>>>>

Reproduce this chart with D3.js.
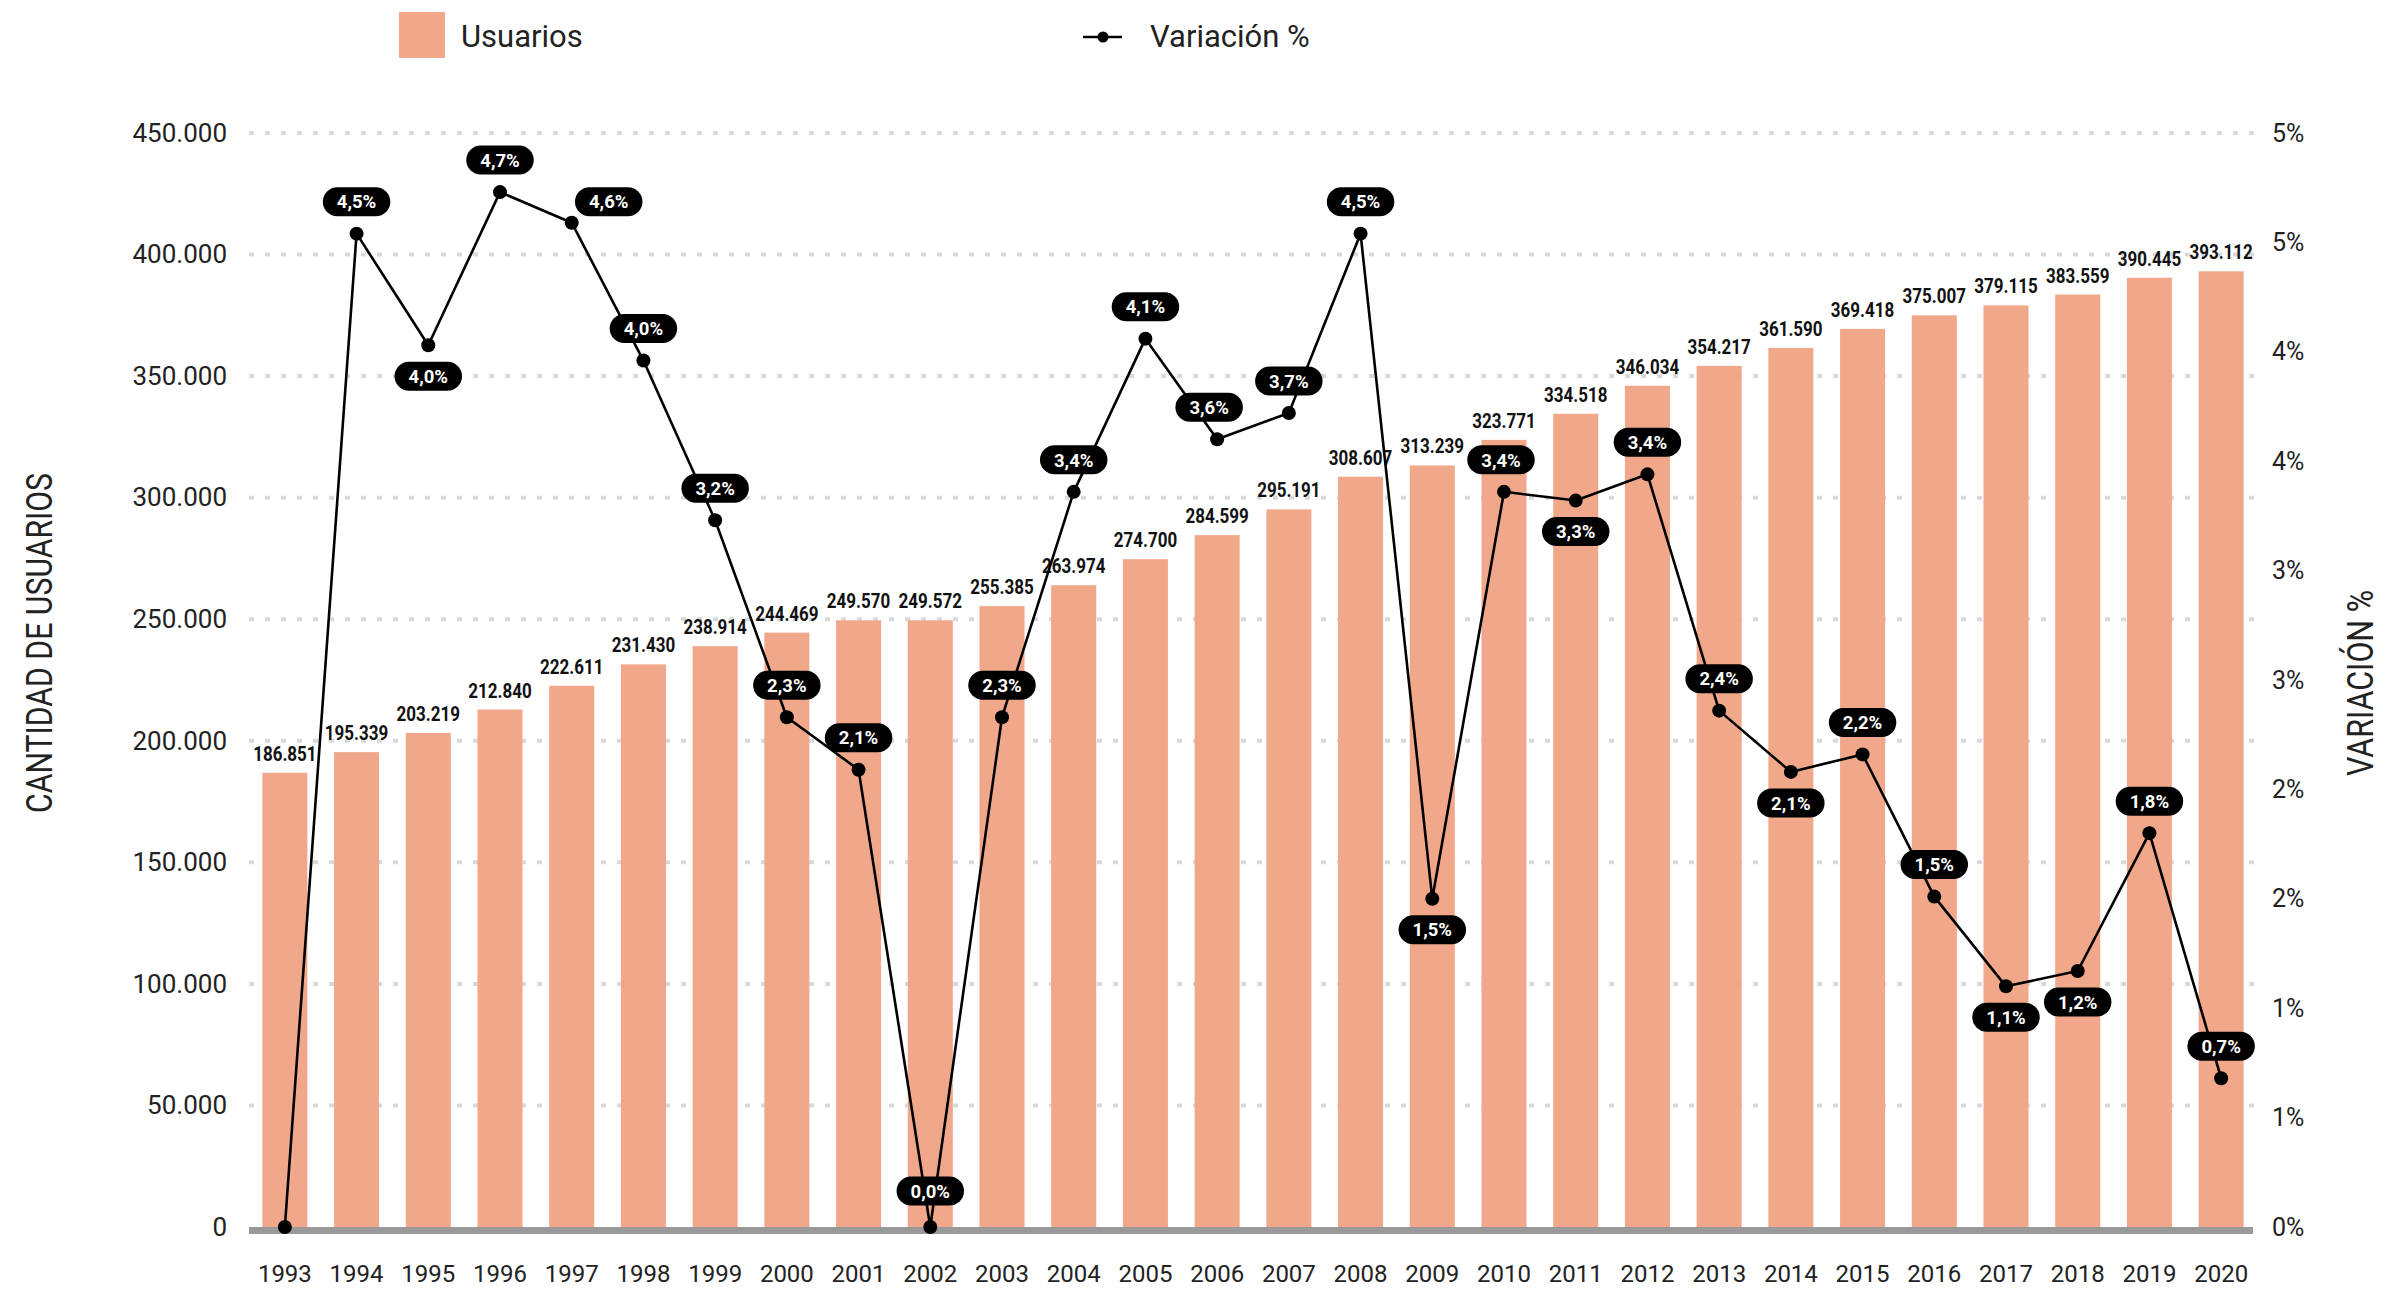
<!DOCTYPE html>
<html>
<head>
<meta charset="utf-8">
<script src="https://cdn.jsdelivr.net/npm/d3@7"></script>
<style>
  html, body { margin: 0; padding: 0; background: #fff; }
  svg { display: block; font-family: Roboto, "Noto Sans", sans-serif; }
</style>
</head>
<body>
<svg id="chart" width="2408" height="1290"></svg>
<script>
// ---- data ----
const years = ["1993","1994","1995","1996","1997","1998","1999","2000","2001","2002","2003","2004","2005","2006","2007","2008","2009","2010","2011","2012","2013","2014","2015","2016","2017","2018","2019","2020"];
const usuarios = [186851,195339,203219,212840,222611,231430,238914,244469,249570,249572,255385,263974,274700,284599,295191,308607,313239,323771,334518,346034,354217,361590,369418,375007,379115,383559,390445,393112];
const variacion = [0,4.54,4.03,4.73,4.59,3.96,3.23,2.33,2.09,0.00,2.33,3.36,4.06,3.60,3.72,4.54,1.50,3.36,3.32,3.44,2.36,2.08,2.16,1.51,1.10,1.17,1.80,0.68];
const leftTicks = [0,50000,100000,150000,200000,250000,300000,350000,400000,450000];
const rightTicks = [0,0.5,1,1.5,2,2.5,3,3.5,4,4.5,5];
const rightTickLabels = ["0%","1%","1%","2%","2%","3%","3%","4%","4%","5%","5%"];
const seriesNames = ["Usuarios","Variación %"];
const axisTitles = ["CANTIDAD DE USUARIOS","VARIACIÓN %"];
// label placement for the % pills (style, not data)
const pillBelow = new Set(["1995","2009","2011","2014","2017","2018"]);
const pillShiftX = {"1997": 37, "2006": -8, "2010": -3};
const pillShiftY = {"1997": -21, "2002": -36};
const pillHidden = new Set(["1993"]);

// ---- layout ----
const X0 = 249, X1 = 2257, Y0 = 1227, Y1 = 133;
const barColor = "#F1A88A";
const svg = d3.select("#chart");

const loc = d3.formatLocale({decimal: ",", thousands: ".", grouping: [3], currency: ["", ""]});
const fmtInt = loc.format(",d");
const fmtPct = v => loc.format(".1f")(v) + "%";

const x = d3.scaleBand().domain(years).range([X0, X1]).paddingInner(0.372).paddingOuter(0.186);
const yL = d3.scaleLinear().domain([0, 450000]).range([Y0, Y1]);
const yR = d3.scaleLinear().domain([0, 5]).range([Y0, Y1]);

// gridlines
svg.append("g").selectAll("line").data(leftTicks.filter(d => d > 0)).join("line")
  .attr("x1", X0).attr("x2", X1 - 2)
  .attr("y1", d => yL(d)).attr("y2", d => yL(d))
  .attr("stroke", "#d9d9d9").attr("stroke-width", 4).attr("stroke-dasharray", "5,11");

// bars
svg.append("g").selectAll("rect").data(years).join("rect")
  .attr("x", d => x(d)).attr("width", x.bandwidth())
  .attr("y", (d, i) => yL(usuarios[i])).attr("height", (d, i) => Y0 - yL(usuarios[i]))
  .attr("fill", barColor);

// baseline
svg.append("rect").attr("x", X0).attr("y", Y0).attr("width", X1 - X0 - 4).attr("height", 7).attr("fill", "#999");

// bar value labels
svg.append("g").selectAll("text").data(years).join("text")
  .attr("transform", (d, i) => `translate(${x(d) + x.bandwidth() / 2},${yL(usuarios[i]) - 12}) scale(0.85,1)`)
  .attr("text-anchor", "middle")
  .attr("font-size", 20).attr("font-weight", 700).attr("fill", "#111")
  .text((d, i) => fmtInt(usuarios[i]));

// left axis
const axL = svg.append("g").attr("transform", `translate(${X0},0)`)
  .call(d3.axisLeft(yL).tickValues(leftTicks).tickSize(0).tickPadding(22).tickFormat(fmtInt));
axL.select(".domain").remove();
axL.selectAll("text").attr("font-size", 26).attr("font-family", "Roboto").attr("fill", "#222");

// right axis
const axR = svg.append("g").attr("transform", `translate(${X1 - 1},0)`)
  .call(d3.axisRight(yR).tickValues(rightTicks).tickSize(0).tickPadding(16).tickFormat((d, i) => rightTickLabels[i]));
axR.select(".domain").remove();
axR.selectAll("text").attr("font-size", 25).attr("font-family", "Roboto").attr("fill", "#222");

// bottom axis
const axB = svg.append("g").attr("transform", `translate(0,${Y0})`)
  .call(d3.axisBottom(x).tickSize(0).tickPadding(38));
axB.select(".domain").remove();
axB.selectAll("text").attr("font-size", 24).attr("font-family", "Roboto").attr("fill", "#222");

// axis titles
svg.append("text").attr("transform", "translate(52,643) rotate(-90)")
  .attr("text-anchor", "middle").attr("font-size", 36).attr("fill", "#222")
  .attr("textLength", 340).attr("lengthAdjust", "spacingAndGlyphs")
  .text(axisTitles[0]);
svg.append("text").attr("transform", "translate(2373,683) rotate(-90)")
  .attr("text-anchor", "middle").attr("font-size", 36).attr("fill", "#222")
  .attr("textLength", 186).attr("lengthAdjust", "spacingAndGlyphs")
  .text(axisTitles[1]);

// line
const cx = d => x(d) + x.bandwidth() / 2;
const line = d3.line().x(d => cx(d)).y((d, i) => yR(variacion[i]));
svg.append("path").datum(years).attr("d", line)
  .attr("fill", "none").attr("stroke", "#000").attr("stroke-width", 2.6).attr("stroke-linejoin", "round");
svg.append("g").selectAll("circle").data(years).join("circle")
  .attr("cx", d => cx(d)).attr("cy", (d, i) => yR(variacion[i])).attr("r", 7).attr("fill", "#000");

// % pills
const pills = svg.append("g").selectAll("g").data(years.filter(d => !pillHidden.has(d))).join("g")
  .attr("transform", d => {
    const i = years.indexOf(d);
    const px = cx(d) + (pillShiftX[d] || 0);
    const dy = pillShiftY[d] !== undefined ? pillShiftY[d] : (pillBelow.has(d) ? 31 : -32);
    return `translate(${px},${yR(variacion[i]) + dy})`;
  });
pills.append("text").attr("text-anchor", "middle").attr("dy", "0.36em")
  .attr("font-size", 18.5).attr("font-weight", 700).attr("fill", "#fff")
  .text(d => fmtPct(variacion[years.indexOf(d)]));
pills.each(function() {
  const g = d3.select(this);
  const w = g.select("text").node().getComputedTextLength() + 28;
  g.insert("rect", "text").attr("x", -w / 2).attr("y", -14.5).attr("width", w).attr("height", 29)
    .attr("rx", 14.5).attr("fill", "#000");
});

// legend
svg.append("rect").attr("x", 399).attr("y", 12).attr("width", 46).attr("height", 46).attr("fill", barColor);
svg.append("text").attr("x", 461).attr("y", 47).attr("font-size", 31).attr("fill", "#222").text(seriesNames[0]);
svg.append("line").attr("x1", 1083).attr("x2", 1122).attr("y1", 37).attr("y2", 37).attr("stroke", "#000").attr("stroke-width", 2.6);
svg.append("circle").attr("cx", 1103).attr("cy", 37).attr("r", 5.5).attr("fill", "#000");
svg.append("text").attr("x", 1150).attr("y", 47).attr("font-size", 31).attr("fill", "#222").text(seriesNames[1]);
</script>
</body>
</html>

<<<<

Go through the data above and transcribe it in full, omitting any image.

Reproduce this chart with D3.js.
<!DOCTYPE html>
<html>
<head>
<meta charset="utf-8">
<script src="https://cdn.jsdelivr.net/npm/d3@7"></script>
<style>
  html, body { margin: 0; padding: 0; background: #fff; }
  svg { display: block; font-family: Roboto, "Noto Sans", sans-serif; }
</style>
</head>
<body>
<svg id="chart" width="2408" height="1290"></svg>
<script>
// ---- data ----
const years = ["1993","1994","1995","1996","1997","1998","1999","2000","2001","2002","2003","2004","2005","2006","2007","2008","2009","2010","2011","2012","2013","2014","2015","2016","2017","2018","2019","2020"];
const usuarios = [186851,195339,203219,212840,222611,231430,238914,244469,249570,249572,255385,263974,274700,284599,295191,308607,313239,323771,334518,346034,354217,361590,369418,375007,379115,383559,390445,393112];
const variacion = [0,4.54,4.03,4.73,4.59,3.96,3.23,2.33,2.09,0.00,2.33,3.36,4.06,3.60,3.72,4.54,1.50,3.36,3.32,3.44,2.36,2.08,2.16,1.51,1.10,1.17,1.80,0.68];
const leftTicks = [0,50000,100000,150000,200000,250000,300000,350000,400000,450000];
const rightTicks = [0,0.5,1,1.5,2,2.5,3,3.5,4,4.5,5];
const rightTickLabels = ["0%","1%","1%","2%","2%","3%","3%","4%","4%","5%","5%"];
const seriesNames = ["Usuarios","Variación %"];
const axisTitles = ["CANTIDAD DE USUARIOS","VARIACIÓN %"];
// label placement for the % pills (style, not data)
const pillBelow = new Set(["1995","2009","2011","2014","2017","2018"]);
const pillShiftX = {"1997": 37, "2006": -8, "2010": -3};
const pillShiftY = {"1997": -21, "2002": -36};
const pillHidden = new Set(["1993"]);

// ---- layout ----
const X0 = 249, X1 = 2257, Y0 = 1227, Y1 = 133;
const barColor = "#F1A88A";
const svg = d3.select("#chart");

const loc = d3.formatLocale({decimal: ",", thousands: ".", grouping: [3], currency: ["", ""]});
const fmtInt = loc.format(",d");
const fmtPct = v => loc.format(".1f")(v) + "%";

const x = d3.scaleBand().domain(years).range([X0, X1]).paddingInner(0.372).paddingOuter(0.186);
const yL = d3.scaleLinear().domain([0, 450000]).range([Y0, Y1]);
const yR = d3.scaleLinear().domain([0, 5]).range([Y0, Y1]);

// gridlines
svg.append("g").selectAll("line").data(leftTicks.filter(d => d > 0)).join("line")
  .attr("x1", X0).attr("x2", X1 - 2)
  .attr("y1", d => yL(d)).attr("y2", d => yL(d))
  .attr("stroke", "#d9d9d9").attr("stroke-width", 4).attr("stroke-dasharray", "5,11");

// bars
svg.append("g").selectAll("rect").data(years).join("rect")
  .attr("x", d => x(d)).attr("width", x.bandwidth())
  .attr("y", (d, i) => yL(usuarios[i])).attr("height", (d, i) => Y0 - yL(usuarios[i]))
  .attr("fill", barColor);

// baseline
svg.append("rect").attr("x", X0).attr("y", Y0).attr("width", X1 - X0 - 4).attr("height", 7).attr("fill", "#999");

// bar value labels
svg.append("g").selectAll("text").data(years).join("text")
  .attr("transform", (d, i) => `translate(${x(d) + x.bandwidth() / 2},${yL(usuarios[i]) - 12}) scale(0.85,1)`)
  .attr("text-anchor", "middle")
  .attr("font-size", 20).attr("font-weight", 700).attr("fill", "#111")
  .text((d, i) => fmtInt(usuarios[i]));

// left axis
const axL = svg.append("g").attr("transform", `translate(${X0},0)`)
  .call(d3.axisLeft(yL).tickValues(leftTicks).tickSize(0).tickPadding(22).tickFormat(fmtInt));
axL.select(".domain").remove();
axL.selectAll("text").attr("font-size", 26).attr("font-family", "Roboto").attr("fill", "#222");

// right axis
const axR = svg.append("g").attr("transform", `translate(${X1 - 1},0)`)
  .call(d3.axisRight(yR).tickValues(rightTicks).tickSize(0).tickPadding(16).tickFormat((d, i) => rightTickLabels[i]));
axR.select(".domain").remove();
axR.selectAll("text").attr("font-size", 25).attr("font-family", "Roboto").attr("fill", "#222");

// bottom axis
const axB = svg.append("g").attr("transform", `translate(0,${Y0})`)
  .call(d3.axisBottom(x).tickSize(0).tickPadding(38));
axB.select(".domain").remove();
axB.selectAll("text").attr("font-size", 24).attr("font-family", "Roboto").attr("fill", "#222");

// axis titles
svg.append("text").attr("transform", "translate(52,643) rotate(-90)")
  .attr("text-anchor", "middle").attr("font-size", 36).attr("fill", "#222")
  .attr("textLength", 340).attr("lengthAdjust", "spacingAndGlyphs")
  .text(axisTitles[0]);
svg.append("text").attr("transform", "translate(2373,683) rotate(-90)")
  .attr("text-anchor", "middle").attr("font-size", 36).attr("fill", "#222")
  .attr("textLength", 186).attr("lengthAdjust", "spacingAndGlyphs")
  .text(axisTitles[1]);

// line
const cx = d => x(d) + x.bandwidth() / 2;
const line = d3.line().x(d => cx(d)).y((d, i) => yR(variacion[i]));
svg.append("path").datum(years).attr("d", line)
  .attr("fill", "none").attr("stroke", "#000").attr("stroke-width", 2.6).attr("stroke-linejoin", "round");
svg.append("g").selectAll("circle").data(years).join("circle")
  .attr("cx", d => cx(d)).attr("cy", (d, i) => yR(variacion[i])).attr("r", 7).attr("fill", "#000");

// % pills
const pills = svg.append("g").selectAll("g").data(years.filter(d => !pillHidden.has(d))).join("g")
  .attr("transform", d => {
    const i = years.indexOf(d);
    const px = cx(d) + (pillShiftX[d] || 0);
    const dy = pillShiftY[d] !== undefined ? pillShiftY[d] : (pillBelow.has(d) ? 31 : -32);
    return `translate(${px},${yR(variacion[i]) + dy})`;
  });
pills.append("text").attr("text-anchor", "middle").attr("dy", "0.36em")
  .attr("font-size", 18.5).attr("font-weight", 700).attr("fill", "#fff")
  .text(d => fmtPct(variacion[years.indexOf(d)]));
pills.each(function() {
  const g = d3.select(this);
  const w = g.select("text").node().getComputedTextLength() + 28;
  g.insert("rect", "text").attr("x", -w / 2).attr("y", -14.5).attr("width", w).attr("height", 29)
    .attr("rx", 14.5).attr("fill", "#000");
});

// legend
svg.append("rect").attr("x", 399).attr("y", 12).attr("width", 46).attr("height", 46).attr("fill", barColor);
svg.append("text").attr("x", 461).attr("y", 47).attr("font-size", 31).attr("fill", "#222").text(seriesNames[0]);
svg.append("line").attr("x1", 1083).attr("x2", 1122).attr("y1", 37).attr("y2", 37).attr("stroke", "#000").attr("stroke-width", 2.6);
svg.append("circle").attr("cx", 1103).attr("cy", 37).attr("r", 5.5).attr("fill", "#000");
svg.append("text").attr("x", 1150).attr("y", 47).attr("font-size", 31).attr("fill", "#222").text(seriesNames[1]);
</script>
</body>
</html>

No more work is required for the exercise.